In overturning the Commonwealth Court, the Pennsylvania Supreme Court recently held that royalty fees for certain intellectual property were not subject to Pennsylvania sales tax. See Downs Racing LP v. Commonwealth of Pennsylvania, Dkt. No. 70 MAP 2017 and 71 MAP 2017 (Pa. Oct. 25, 2018). The royalties at issue were payments between third parties for IP used in the operation of gaming machines (“Gaming IP”). The Commonwealth argued the Gaming IP was canned software, and thus taxable in Pennsylvania. The Commonwealth also argued, in the alternative, that sales tax was due on the full price paid for the gaming machines along with any ancillary items, such as the Gaming IP. In siding with the taxpayer, the court found the Gaming IP was not subject to sales tax because it did not constitute, nor was it ancillary to, tangible personal property.

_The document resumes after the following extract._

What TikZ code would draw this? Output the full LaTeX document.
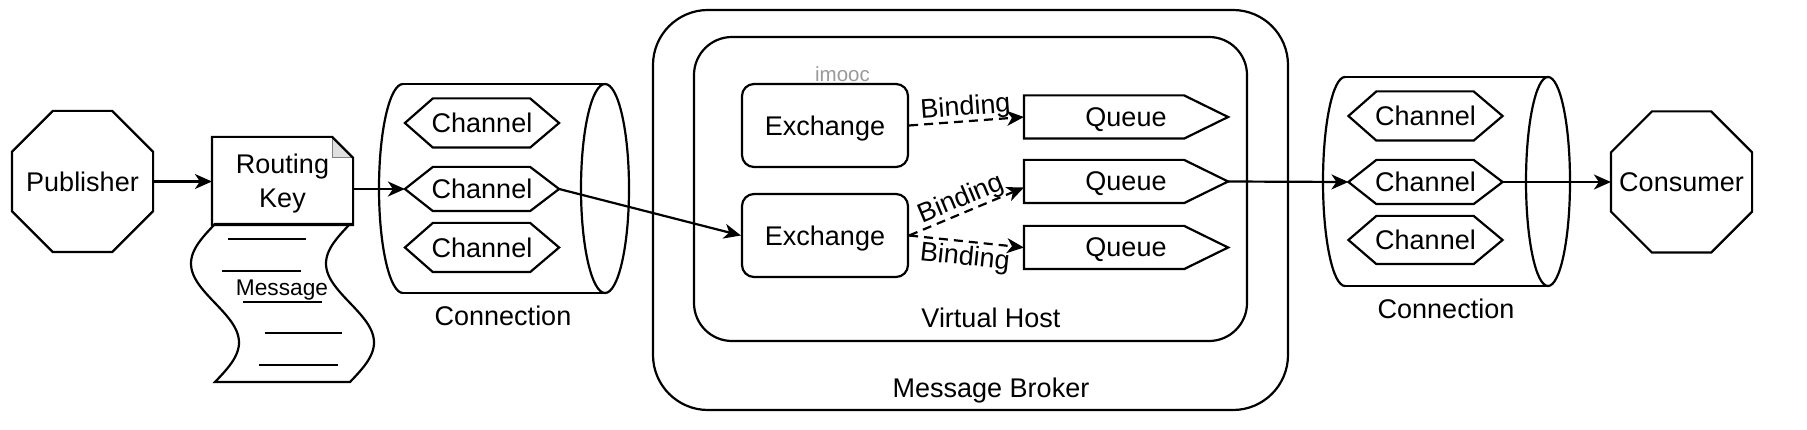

In a clumsy effort to tax the Gaming IP, the Commonwealth sought to characterize it as canned software, which was found to be taxable in Dechert, LLP v. Commonwealth, 606 Pa. 334 (2010) (finding that canned software in the form of a copyright license was taxable). However, the Commonwealth’s position ignored the fact that the original purchase of the gaming machines included the operating software. The Gaming IP, in contrast, was a bundle of intangible legal rights distinct from the gaming machines and operating software. This fact was evidenced by a separate contract that governed the Gaming IP and the breakout of the Gaming IP royalty from the purchase price of the gaming machines.

The Commonwealth’s assertion that the Gaming IP was incidental to the gaming machines, and thus subject to sales tax, was equally flawed. Under Pennsylvania law, certain ancillary services to tangible personal property, such as processing and repairing, are subject to the sales tax. But for the reasons noted above, and because intellectual property is not identified in the Pennsylvania law as a taxable ancillary service, the court properly identified the Gaming IP as a separately purchased intangible right.

The conflation of canned software and intellectual property highlights the Commonwealth’s unmasked attempt to expand the Pennsylvania sales tax base. As the economy continues to shift to services and intangibles, states are pressed to look for creative ways to impose historic sales tax statutes, which were designed to tax tangible personal property and certain enumerated services, on new and different products and industries. The Commonwealth’s ambition was corralled in this case. However, it was not that long ago when Software as a Service (“SaaS”) was considered beyond the scope of a traditional sales tax statute. Now many states subject SaaS to tax, including Pennsylvania. While the taxability of SaaS remains contested in certain states, and the contours of the space continue to evolve (see “Exclusive Control Over Remotely Accessed Software Necessary for the Arizona Transaction Privilege Tax to Apply” ), the SaaS example is likely telling that states will continue to push for expansion of the tax base to new and different categories of property and services, including intellectual property.

From where we currently stand, the holding in this case is not surprising. However, for this issue — whether intellectual property is subject to sales tax — to reach the Pennsylvania Supreme Court for resolution is an important reminder of continued state overreach. While intellectual property remains exempt from sales tax in Pennsylvania for now, we expect states to continue to challenge this issue, particularly in those situations where the intellectual property is linked to the transfer of tangible personal property.